▶ **Data provided**
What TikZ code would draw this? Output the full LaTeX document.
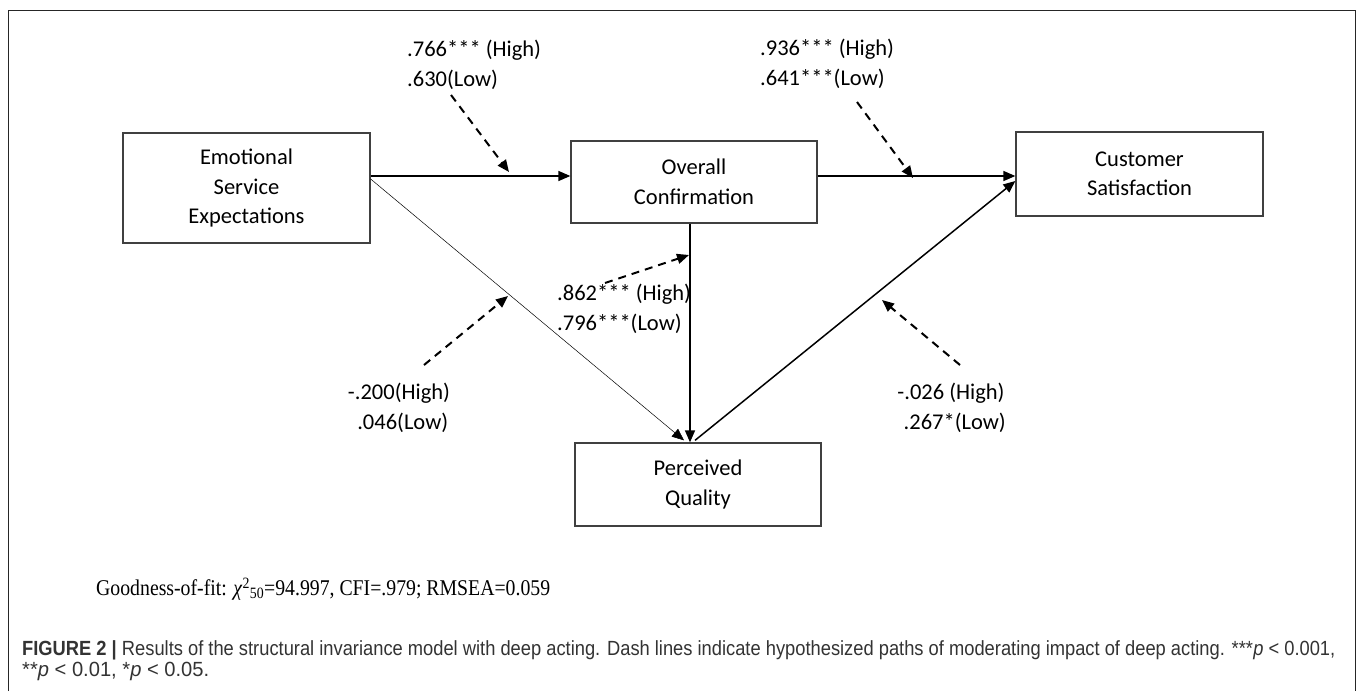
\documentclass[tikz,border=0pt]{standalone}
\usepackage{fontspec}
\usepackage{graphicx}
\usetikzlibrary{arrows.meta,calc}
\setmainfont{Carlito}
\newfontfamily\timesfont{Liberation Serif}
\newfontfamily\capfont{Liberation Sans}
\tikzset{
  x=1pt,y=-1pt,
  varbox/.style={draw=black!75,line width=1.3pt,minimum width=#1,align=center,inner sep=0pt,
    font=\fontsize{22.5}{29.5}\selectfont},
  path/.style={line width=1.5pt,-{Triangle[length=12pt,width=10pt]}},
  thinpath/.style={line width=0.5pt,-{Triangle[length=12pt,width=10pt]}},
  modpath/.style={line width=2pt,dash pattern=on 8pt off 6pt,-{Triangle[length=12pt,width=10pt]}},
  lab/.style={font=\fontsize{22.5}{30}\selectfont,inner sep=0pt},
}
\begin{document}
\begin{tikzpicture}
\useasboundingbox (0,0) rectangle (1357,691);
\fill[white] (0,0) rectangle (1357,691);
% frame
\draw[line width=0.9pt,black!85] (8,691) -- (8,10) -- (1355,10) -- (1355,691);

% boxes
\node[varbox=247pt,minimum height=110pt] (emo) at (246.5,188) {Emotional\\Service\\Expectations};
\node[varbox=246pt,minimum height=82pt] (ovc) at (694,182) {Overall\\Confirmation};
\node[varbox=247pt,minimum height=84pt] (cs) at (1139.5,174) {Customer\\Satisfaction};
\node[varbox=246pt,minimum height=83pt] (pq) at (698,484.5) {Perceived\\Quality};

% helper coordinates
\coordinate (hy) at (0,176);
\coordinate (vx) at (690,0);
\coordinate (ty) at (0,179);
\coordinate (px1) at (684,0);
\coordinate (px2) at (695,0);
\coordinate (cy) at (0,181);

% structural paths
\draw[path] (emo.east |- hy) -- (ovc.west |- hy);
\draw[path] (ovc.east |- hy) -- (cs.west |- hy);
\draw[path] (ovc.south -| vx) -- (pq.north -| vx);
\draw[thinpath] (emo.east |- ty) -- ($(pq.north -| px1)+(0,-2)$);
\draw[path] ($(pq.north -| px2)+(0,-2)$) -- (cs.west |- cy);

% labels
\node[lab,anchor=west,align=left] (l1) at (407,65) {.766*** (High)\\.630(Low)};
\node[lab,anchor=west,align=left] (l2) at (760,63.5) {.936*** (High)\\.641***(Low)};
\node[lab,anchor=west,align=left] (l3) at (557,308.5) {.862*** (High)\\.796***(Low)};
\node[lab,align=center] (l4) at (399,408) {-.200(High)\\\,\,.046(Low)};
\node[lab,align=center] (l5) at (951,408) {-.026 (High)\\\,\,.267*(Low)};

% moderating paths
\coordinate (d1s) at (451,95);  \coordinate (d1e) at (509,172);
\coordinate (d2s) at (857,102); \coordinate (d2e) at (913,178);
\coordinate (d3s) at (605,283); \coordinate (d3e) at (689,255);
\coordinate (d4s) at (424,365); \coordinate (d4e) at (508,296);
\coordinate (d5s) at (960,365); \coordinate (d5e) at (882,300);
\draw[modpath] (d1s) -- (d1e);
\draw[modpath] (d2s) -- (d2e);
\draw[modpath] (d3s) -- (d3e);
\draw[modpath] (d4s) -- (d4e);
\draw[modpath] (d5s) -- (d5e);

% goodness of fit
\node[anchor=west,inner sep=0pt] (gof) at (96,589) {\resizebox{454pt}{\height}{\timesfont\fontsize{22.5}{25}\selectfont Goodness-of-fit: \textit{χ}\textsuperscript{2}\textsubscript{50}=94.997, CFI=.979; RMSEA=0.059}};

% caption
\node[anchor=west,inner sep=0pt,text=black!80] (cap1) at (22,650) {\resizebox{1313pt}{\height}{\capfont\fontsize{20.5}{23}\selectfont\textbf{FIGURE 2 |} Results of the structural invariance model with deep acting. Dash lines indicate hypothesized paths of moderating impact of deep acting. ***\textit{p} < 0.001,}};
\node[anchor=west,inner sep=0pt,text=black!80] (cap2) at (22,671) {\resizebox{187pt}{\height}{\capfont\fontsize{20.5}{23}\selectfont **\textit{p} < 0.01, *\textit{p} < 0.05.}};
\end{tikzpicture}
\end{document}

▶ **Directions for this task**
Each line from the top of the material through the line containing "(l5) at (951,408)" should be reproduced exactly; please drop any images.

▶ **Answer to this task**
What TikZ code would draw this? Output the full LaTeX document.
\documentclass[tikz,border=0pt]{standalone}
\usepackage{fontspec}
\usepackage{graphicx}
\usetikzlibrary{arrows.meta,calc}
\setmainfont{Carlito}
\newfontfamily\timesfont{Liberation Serif}
\newfontfamily\capfont{Liberation Sans}
\tikzset{
  x=1pt,y=-1pt,
  varbox/.style={draw=black!75,line width=1.3pt,minimum width=#1,align=center,inner sep=0pt,
    font=\fontsize{22.5}{29.5}\selectfont},
  path/.style={line width=1.5pt,-{Triangle[length=12pt,width=10pt]}},
  thinpath/.style={line width=0.5pt,-{Triangle[length=12pt,width=10pt]}},
  modpath/.style={line width=2pt,dash pattern=on 8pt off 6pt,-{Triangle[length=12pt,width=10pt]}},
  lab/.style={font=\fontsize{22.5}{30}\selectfont,inner sep=0pt},
}
\begin{document}
\begin{tikzpicture}
\useasboundingbox (0,0) rectangle (1357,691);
\fill[white] (0,0) rectangle (1357,691);
% frame
\draw[line width=0.9pt,black!85] (8,691) -- (8,10) -- (1355,10) -- (1355,691);

% boxes
\node[varbox=247pt,minimum height=110pt] (emo) at (246.5,188) {Emotional\\Service\\Expectations};
\node[varbox=246pt,minimum height=82pt] (ovc) at (694,182) {Overall\\Confirmation};
\node[varbox=247pt,minimum height=84pt] (cs) at (1139.5,174) {Customer\\Satisfaction};
\node[varbox=246pt,minimum height=83pt] (pq) at (698,484.5) {Perceived\\Quality};

% helper coordinates
\coordinate (hy) at (0,176);
\coordinate (vx) at (690,0);
\coordinate (ty) at (0,179);
\coordinate (px1) at (684,0);
\coordinate (px2) at (695,0);
\coordinate (cy) at (0,181);

% structural paths
\draw[path] (emo.east |- hy) -- (ovc.west |- hy);
\draw[path] (ovc.east |- hy) -- (cs.west |- hy);
\draw[path] (ovc.south -| vx) -- (pq.north -| vx);
\draw[thinpath] (emo.east |- ty) -- ($(pq.north -| px1)+(0,-2)$);
\draw[path] ($(pq.north -| px2)+(0,-2)$) -- (cs.west |- cy);

% labels
\node[lab,anchor=west,align=left] (l1) at (407,65) {.766*** (High)\\.630(Low)};
\node[lab,anchor=west,align=left] (l2) at (760,63.5) {.936*** (High)\\.641***(Low)};
\node[lab,anchor=west,align=left] (l3) at (557,308.5) {.862*** (High)\\.796***(Low)};
\node[lab,align=center] (l4) at (399,408) {-.200(High)\\\,\,.046(Low)};
\node[lab,align=center] (l5) at (951,408) {-.026 (High)\\\,\,.267*(Low)};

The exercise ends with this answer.